A large portion of the public – the voting and tax-paying public — are adults who are already set into their own dogmas and biases. So, do you have any ideas on how to reach such people with science outreach efforts?
So, that is the most difficult part — adult, disengaged people. Mainly because the sources of information in their day to day life, for example, newspapers (and these days, internet), are very difficult to change and have no gradation of reliability. I think, if geographical spread is incorporated into public outreach programs, you will start reaching out to these people. Even in a location where 50 families live, out of which one family is scientifically engaged and the rest are disengaged, if you have a program there, some of the members of those disengaged families can come forward, and that’s how you reach them. Even one member per family is a good start. But if you keep on doing science outreach only among science enthusiasts, people who have religiously attended your popular science lectures for the past 10 years, you are not achieving that. You have to put in extra effort to do it in a place where there is no history of past public outreach programs, no history of popular lectures being given, and then you will definitely get some of the people who never got exposed to science gaining that exposure.

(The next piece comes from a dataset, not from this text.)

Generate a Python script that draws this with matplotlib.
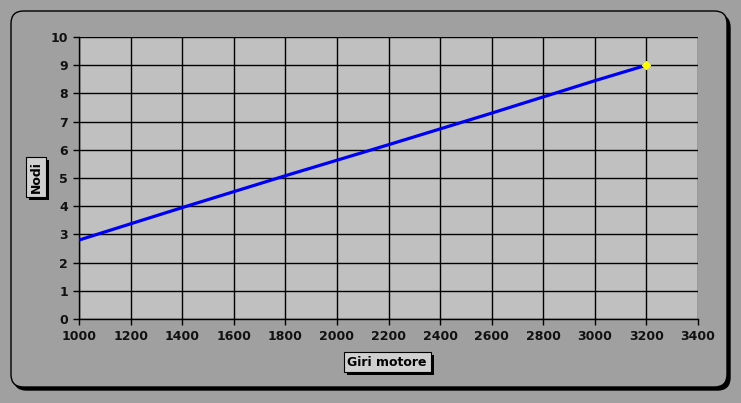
import matplotlib
matplotlib.use("Agg")
import matplotlib.pyplot as plt
from matplotlib.patches import FancyBboxPatch
from matplotlib.ticker import MultipleLocator
import matplotlib.patheffects as pe

giri = [1000, 1400, 1800, 2200, 2600, 3000, 3200]
nodi = [2.8, 3.95, 5.08, 6.18, 7.3, 8.45, 9.0]
x_label = "Giri motore"
y_label = "Nodi"

W, H = 741, 403
fig = plt.figure(figsize=(W / 100, H / 100), dpi=100)
fig.patch.set_facecolor("#A0A0A0")

def fx(px):
    return px / W

def fy(py):
    return 1 - py / H

# chart area with shadow
shadow = FancyBboxPatch((fx(14), fy(390)), fx(716), (389 - 14) / H,
                        boxstyle="round,pad=0,rounding_size=0.017",
                        transform=fig.transFigure, fc="black", ec="black", lw=1,
                        mutation_aspect=W / H, zorder=-3)
fig.patches.append(shadow)
area = FancyBboxPatch((fx(11), fy(387)), fx(716), (387 - 11) / H,
                      boxstyle="round,pad=0,rounding_size=0.017",
                      transform=fig.transFigure, fc="#A0A0A0", ec="black", lw=1,
                      mutation_aspect=W / H, zorder=-2)
fig.patches.append(area)

ax = fig.add_axes([fx(79), fy(319), fx(698 - 79), (319 - 37) / H])
ax.set_zorder(1)
ax.set_facecolor("#C0C0C0")
ax.plot(giri, nodi, color="#0000F0", lw=2.3, solid_capstyle="butt", zorder=3)
ax.plot([giri[-1]], [nodi[-1]], marker="D", ms=4.5, color="#FFFF00",
        mec="#FFFF00", zorder=4, clip_on=False)

ax.set_xlim(1000, 3400)
ax.set_ylim(0, 10)
ax.xaxis.set_major_locator(MultipleLocator(200))
ax.yaxis.set_major_locator(MultipleLocator(1))
ax.grid(True, color="black", lw=1)
ax.set_axisbelow(True)
for s in ["top", "right"]:
    ax.spines[s].set_visible(False)
for s in ["left", "bottom"]:
    ax.spines[s].set_color("black")
    ax.spines[s].set_linewidth(1)
ax.tick_params(direction="out", length=4, width=1, colors="black",
               labelsize=9, pad=4)
for lab in ax.get_xticklabels() + ax.get_yticklabels():
    lab.set_fontweight("bold")
    lab.set_color("#111111")

# axis title boxes with shadow
def boxed(xp, yp, txt, rot):
    t = fig.text(fx(xp), fy(yp), txt, rotation=rot, ha="center", va="center",
                 fontsize=9, fontweight="bold", color="black", zorder=5,
                 bbox=dict(boxstyle="square,pad=0.3", fc="#D0D0D0", ec="black", lw=0.8))
    t.get_bbox_patch().set_path_effects([
        pe.SimplePatchShadow(offset=(2.2, -2.2), shadow_rgbFace="black", alpha=1.0),
        pe.Normal()])

boxed(387, 362, x_label, 0)
boxed(36, 177, y_label, 90)

fig.savefig("out.png", dpi=100, facecolor=fig.get_facecolor())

In the last few years or decades, have there been any outreach efforts that you admire, which you think can be used as an example for others to emulate, going forward?
So, I definitely admire Arvind Gupta. He has a very different take on public outreach, doing it in a very different way. He’s not someone standing on a podium and talking about achievements, but instead he is someone who has people making models themselves, finding out how scientific principles and natural laws work. I think that is definitely difficult — you will have thousands of popular lecturers, but it’s very difficult to get a thousand Arvind Guptas. So, when you get at least one Arvind Gupta, you should capitalize on that and make him mentor similar people. Secondly, I am actually very fond of the amateur astronomy programs, which are present all over the country now. You are given a telescope, you are taught how to use that telescope, you are given some idea about what to look at, and then you go out on your own and try to record. I think that’s the best example of placing the scientific method in the hands of people who are not scientists — citizen science programs. In fact, there are many avenues where you can actually engage citizens, for example, conservation biology. People have been doing it all over the world. We should come up with these kinds of ideas. When you give a ninth-standard student the job of counting sparrows in his locality, and he finds after one year that indeed the number of sparrows is going down, he will try to find out why. This kind of awareness is different.
So, you are hopeful for the future?
Yes, definitely. We should have a positive outlook on this.